Apart from the above-mentioned points, the country is poised to reap the advantages through the participation in regional and global trade opportunities through participating in the platforms such as the African Continental Free Trade Area (AfCFTA) and the African Growth and Opportunity Act (AGOA). Such initiatives are expected to boost the country’s economic productivity and accelerate Kenya’s integration into the global economy through international trade.

There are other promising indicators of progress in the country’s economy. During the first 10 months of 2019, the country attracted 54 projects with a total outlay of $2.9 billion in announced investments, according to fDi Markets, a Financial Times data service that tracks greenfield cross-border investment.

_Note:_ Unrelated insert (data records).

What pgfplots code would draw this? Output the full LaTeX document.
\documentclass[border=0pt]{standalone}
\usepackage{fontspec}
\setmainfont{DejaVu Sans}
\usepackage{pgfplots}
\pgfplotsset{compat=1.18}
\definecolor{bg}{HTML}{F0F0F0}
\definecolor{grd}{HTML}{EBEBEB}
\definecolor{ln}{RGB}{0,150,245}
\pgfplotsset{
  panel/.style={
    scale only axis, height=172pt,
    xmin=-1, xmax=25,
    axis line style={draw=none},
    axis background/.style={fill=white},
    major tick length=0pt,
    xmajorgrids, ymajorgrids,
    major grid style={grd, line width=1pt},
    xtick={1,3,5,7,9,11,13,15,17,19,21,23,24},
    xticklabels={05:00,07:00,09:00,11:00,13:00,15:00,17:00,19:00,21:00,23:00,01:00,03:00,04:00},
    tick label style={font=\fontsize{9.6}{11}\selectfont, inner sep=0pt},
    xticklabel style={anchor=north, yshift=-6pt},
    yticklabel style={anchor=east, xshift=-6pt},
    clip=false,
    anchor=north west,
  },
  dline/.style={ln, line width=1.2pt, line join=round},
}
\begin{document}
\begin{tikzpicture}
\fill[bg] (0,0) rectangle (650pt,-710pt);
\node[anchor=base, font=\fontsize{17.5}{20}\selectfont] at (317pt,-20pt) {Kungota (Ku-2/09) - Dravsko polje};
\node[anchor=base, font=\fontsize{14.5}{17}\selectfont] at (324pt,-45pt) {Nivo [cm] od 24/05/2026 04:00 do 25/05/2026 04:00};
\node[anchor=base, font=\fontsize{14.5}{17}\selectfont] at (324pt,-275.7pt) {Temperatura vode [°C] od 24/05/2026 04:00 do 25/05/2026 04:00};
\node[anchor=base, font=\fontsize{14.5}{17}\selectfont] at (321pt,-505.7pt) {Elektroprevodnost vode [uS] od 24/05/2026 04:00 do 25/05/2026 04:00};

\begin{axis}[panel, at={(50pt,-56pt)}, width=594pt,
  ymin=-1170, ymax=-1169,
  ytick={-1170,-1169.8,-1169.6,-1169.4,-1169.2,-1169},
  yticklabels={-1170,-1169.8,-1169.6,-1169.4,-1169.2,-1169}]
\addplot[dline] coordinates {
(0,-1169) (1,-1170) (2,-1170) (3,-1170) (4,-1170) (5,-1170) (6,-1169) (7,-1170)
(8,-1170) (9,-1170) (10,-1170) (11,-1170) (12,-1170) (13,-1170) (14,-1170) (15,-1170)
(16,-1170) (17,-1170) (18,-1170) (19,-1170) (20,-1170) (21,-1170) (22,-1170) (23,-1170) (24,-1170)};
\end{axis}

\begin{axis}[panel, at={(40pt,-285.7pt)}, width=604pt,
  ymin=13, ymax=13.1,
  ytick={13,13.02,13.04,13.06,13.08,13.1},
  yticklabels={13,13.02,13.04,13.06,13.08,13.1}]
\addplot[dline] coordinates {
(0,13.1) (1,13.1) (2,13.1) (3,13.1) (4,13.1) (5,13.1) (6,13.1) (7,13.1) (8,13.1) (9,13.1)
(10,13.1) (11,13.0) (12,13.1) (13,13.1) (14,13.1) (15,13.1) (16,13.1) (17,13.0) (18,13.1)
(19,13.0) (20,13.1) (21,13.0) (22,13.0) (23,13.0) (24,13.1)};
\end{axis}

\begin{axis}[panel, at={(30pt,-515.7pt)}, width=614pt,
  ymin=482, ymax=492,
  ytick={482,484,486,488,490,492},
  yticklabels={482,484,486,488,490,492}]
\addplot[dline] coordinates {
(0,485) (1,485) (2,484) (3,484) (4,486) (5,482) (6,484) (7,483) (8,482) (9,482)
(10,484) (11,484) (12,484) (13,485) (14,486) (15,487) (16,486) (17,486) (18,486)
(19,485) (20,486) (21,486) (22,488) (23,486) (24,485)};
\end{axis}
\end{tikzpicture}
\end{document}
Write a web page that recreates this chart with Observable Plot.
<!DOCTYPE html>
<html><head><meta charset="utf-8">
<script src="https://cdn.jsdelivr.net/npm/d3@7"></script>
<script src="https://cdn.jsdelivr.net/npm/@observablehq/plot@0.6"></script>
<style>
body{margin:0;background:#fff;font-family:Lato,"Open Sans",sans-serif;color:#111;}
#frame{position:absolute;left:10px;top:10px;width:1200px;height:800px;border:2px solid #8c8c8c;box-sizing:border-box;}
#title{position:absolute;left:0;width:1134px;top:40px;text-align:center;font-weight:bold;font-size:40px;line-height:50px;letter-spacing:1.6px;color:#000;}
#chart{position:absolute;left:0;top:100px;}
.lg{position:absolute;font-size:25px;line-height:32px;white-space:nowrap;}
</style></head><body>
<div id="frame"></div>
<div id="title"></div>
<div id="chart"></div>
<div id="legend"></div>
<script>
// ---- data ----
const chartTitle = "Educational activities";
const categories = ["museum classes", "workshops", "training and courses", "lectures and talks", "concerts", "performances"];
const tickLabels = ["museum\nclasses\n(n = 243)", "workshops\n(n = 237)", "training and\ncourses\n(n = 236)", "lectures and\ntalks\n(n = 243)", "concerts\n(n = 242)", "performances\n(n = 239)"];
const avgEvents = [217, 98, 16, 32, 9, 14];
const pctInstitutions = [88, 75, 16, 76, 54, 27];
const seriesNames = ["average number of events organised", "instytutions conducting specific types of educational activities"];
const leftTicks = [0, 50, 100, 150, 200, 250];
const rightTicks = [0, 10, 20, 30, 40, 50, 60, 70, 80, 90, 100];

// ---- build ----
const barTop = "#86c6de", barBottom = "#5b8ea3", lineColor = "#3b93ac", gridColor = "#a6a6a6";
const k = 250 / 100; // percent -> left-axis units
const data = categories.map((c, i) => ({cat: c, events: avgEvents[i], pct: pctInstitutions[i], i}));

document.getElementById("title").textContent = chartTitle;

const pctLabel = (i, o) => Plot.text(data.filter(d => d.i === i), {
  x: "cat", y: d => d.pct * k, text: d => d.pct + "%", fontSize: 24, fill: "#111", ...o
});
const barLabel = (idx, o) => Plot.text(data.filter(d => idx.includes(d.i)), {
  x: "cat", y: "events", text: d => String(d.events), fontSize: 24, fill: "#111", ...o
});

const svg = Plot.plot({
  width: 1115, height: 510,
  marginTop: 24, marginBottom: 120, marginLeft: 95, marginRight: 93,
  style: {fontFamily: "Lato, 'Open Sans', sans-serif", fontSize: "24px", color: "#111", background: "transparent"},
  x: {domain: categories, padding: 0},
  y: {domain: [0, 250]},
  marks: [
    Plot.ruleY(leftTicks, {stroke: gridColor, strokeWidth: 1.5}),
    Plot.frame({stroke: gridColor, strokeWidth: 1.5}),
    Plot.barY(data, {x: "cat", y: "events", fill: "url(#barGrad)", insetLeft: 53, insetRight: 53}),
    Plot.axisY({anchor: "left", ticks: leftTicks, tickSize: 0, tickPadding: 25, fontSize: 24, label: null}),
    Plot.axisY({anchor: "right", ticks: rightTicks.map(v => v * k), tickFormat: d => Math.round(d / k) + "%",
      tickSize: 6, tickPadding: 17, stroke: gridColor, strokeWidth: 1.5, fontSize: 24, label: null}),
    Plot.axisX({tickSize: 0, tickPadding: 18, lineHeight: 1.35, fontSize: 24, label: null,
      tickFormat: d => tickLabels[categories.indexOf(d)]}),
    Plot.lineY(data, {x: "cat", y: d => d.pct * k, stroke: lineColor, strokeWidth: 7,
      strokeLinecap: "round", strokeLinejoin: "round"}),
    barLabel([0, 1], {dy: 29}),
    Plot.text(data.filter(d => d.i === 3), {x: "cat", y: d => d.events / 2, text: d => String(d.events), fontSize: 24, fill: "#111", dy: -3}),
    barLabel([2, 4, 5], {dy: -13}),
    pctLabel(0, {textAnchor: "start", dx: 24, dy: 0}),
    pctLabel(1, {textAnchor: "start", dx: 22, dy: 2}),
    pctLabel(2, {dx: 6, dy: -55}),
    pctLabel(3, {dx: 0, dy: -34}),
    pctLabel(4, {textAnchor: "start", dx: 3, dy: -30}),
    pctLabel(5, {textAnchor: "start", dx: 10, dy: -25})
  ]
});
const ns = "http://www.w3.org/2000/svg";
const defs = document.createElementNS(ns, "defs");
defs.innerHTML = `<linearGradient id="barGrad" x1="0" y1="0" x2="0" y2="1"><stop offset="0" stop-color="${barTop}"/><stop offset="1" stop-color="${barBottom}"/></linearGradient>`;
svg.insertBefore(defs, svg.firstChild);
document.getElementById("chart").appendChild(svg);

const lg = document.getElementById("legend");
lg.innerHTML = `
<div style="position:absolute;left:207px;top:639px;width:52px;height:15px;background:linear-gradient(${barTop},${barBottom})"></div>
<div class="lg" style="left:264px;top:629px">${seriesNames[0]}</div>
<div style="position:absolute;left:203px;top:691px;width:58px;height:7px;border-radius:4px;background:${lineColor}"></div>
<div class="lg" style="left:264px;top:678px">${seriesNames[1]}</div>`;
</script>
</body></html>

This growth reflects a general rise across Africa in foreign direct investment that supports new greenfield projects. Such projects assist the country in the betterment of its existing commercial infrastructure that the country cannot fully commit to owing to its meager resources.

According to the private sector diagnostic analysis, the sectors that are expected to outperform and where there are greater opportunities of return over the next three to five years are: agribusiness, affordable housing, and manufacturing.

These sectors are the key to the country’s economic development and employment. Kenya needs jobs for about 900,000 people entering the market every year, and these sectors have the potential to create them
Manuel Moses, IFC’s Country Manager for Kenya


To conclude, the country is well on its way to benefit from its reform’s agenda apart from the rise in the regional foreign-funded projects. Further, acceleration in the implementation of reforms, consistency of policies, and stability of the internal and geo-political situation are the key determinants to the future of the economic landscape of the country.